On the eve of Papua New Guinea’s hosted Pacific meetings, Free Papua Organisation-OPM leader Jeffrey Bomanak has called for an international embargo on Indonesian goods and services in protest over what he calls Jakarta’s “unlawful military occupation” of West Papua.

Bomanak has also challenged US Secretary of State Antony Blinken to meet with him while visiting Port Moresby today to review “six decades of prima facie photographic evidence of Indonesia’s crimes against humanity”.

“My people have been in a war of liberation from Indonesia’s illegal invasion and annexation for six decades,” he said in a statement.

“Six decades of barbarity and callous international abandonment.”

He said the “theft” of West Papua and its natural resources with the alleged complicity of the US and Australian governments had been “well documented in countless books and journals”.

He described the ongoing human rights violations in West Papua as a “travesty of justice”.

“Indonesia will never leave West Papua without being pushed. We are waiting for an act of deliverance,” Bomanak said.

“To all unions and every unionist — help us reach our day of liberation.”

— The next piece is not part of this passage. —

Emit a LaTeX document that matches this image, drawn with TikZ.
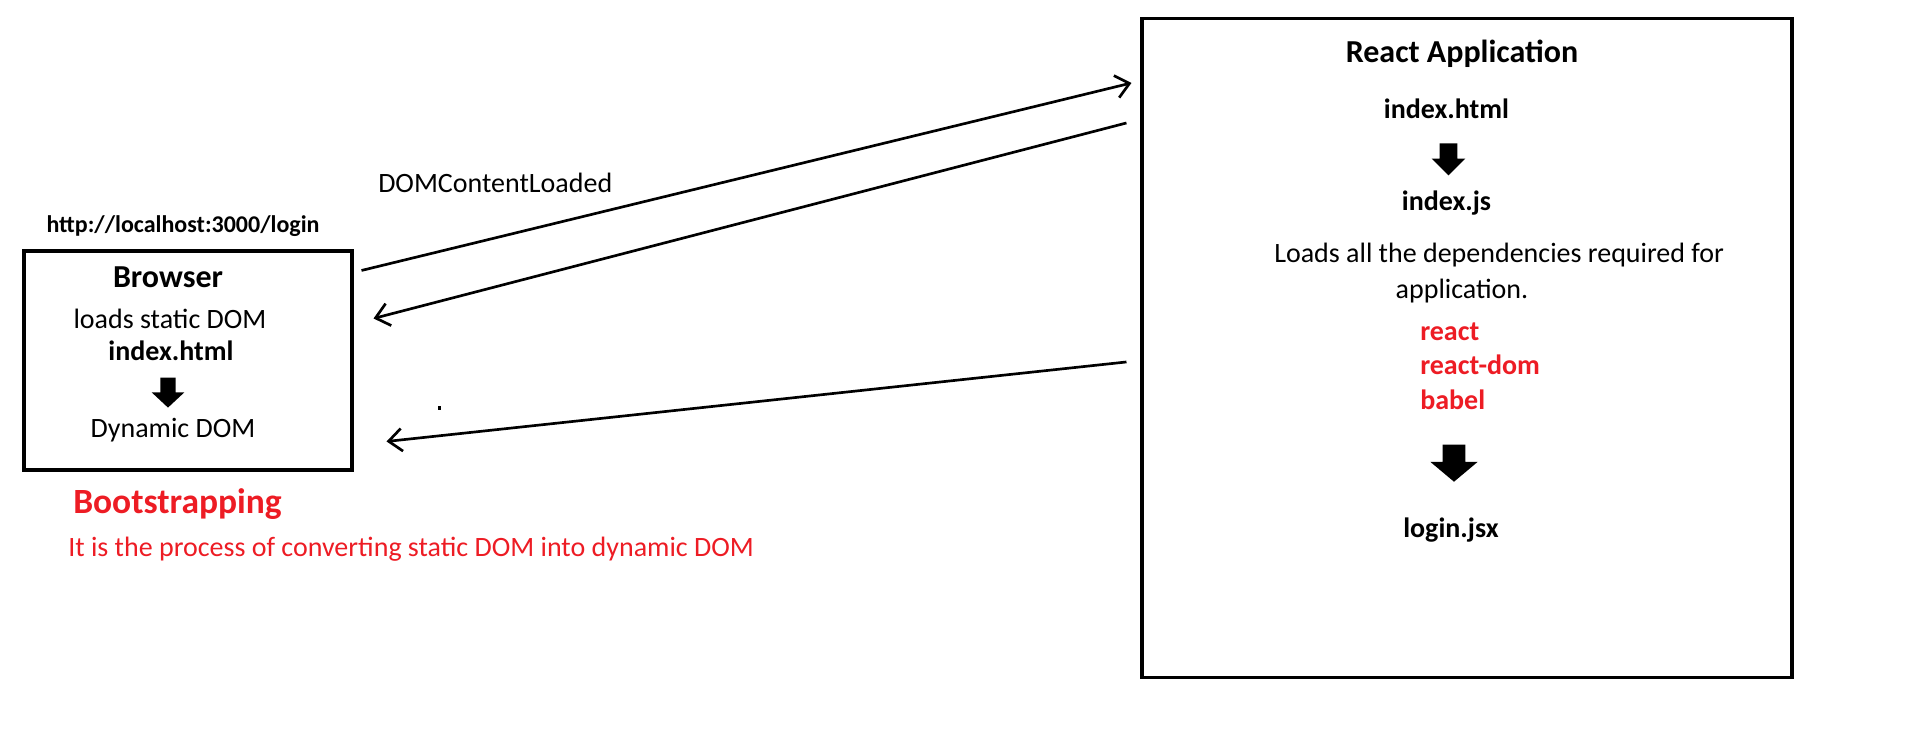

Both agreements for signing
Meanwhile, the PNG Post-Courier reports that Prime Minister James Marape confirmed last night that the Ship Rider Agreement and the Defence Cooperation Agreement would both be signed with the United States this afternoon.

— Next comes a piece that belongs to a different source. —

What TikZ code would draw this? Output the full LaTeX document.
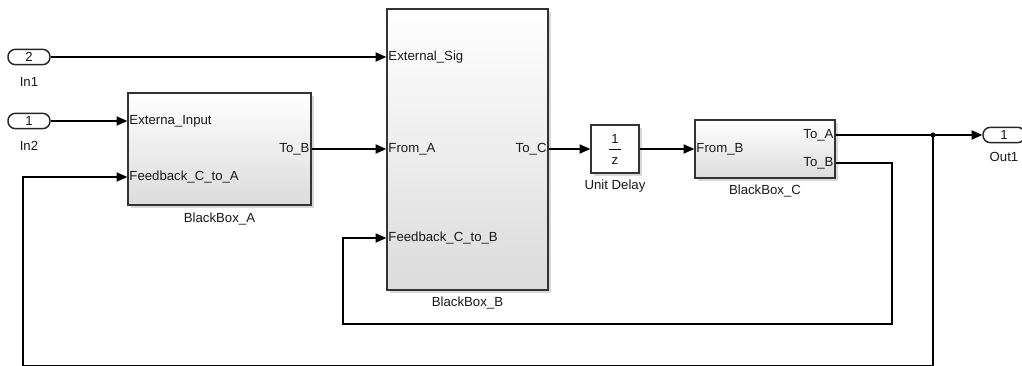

PNG'S Prime Minister James Marape
PNG’S Prime Minister James Marape . . . plans to sign both agreements with the US today. Image: PNG Post-Courier

US State Secretary Blinken would sign the agreements during his visit to PNG.

Marape said he did not see geopolitics being involved in the defence agreement. He was signing this agreement to protect the territorial borders from “all kinds of emerging threats”.

He said the agreement was only a defence force cooperation pact like it had with Australia and Indonesia.

Marape hosted dinner last night for all the leaders of the Pacific who had arrived earlier yesterday and on Saturday.

He said Pacific leaders would present their challenges to the world leaders — Blinken and Indian Prime Minister Narendra Modi — who would be coming for separate meetings.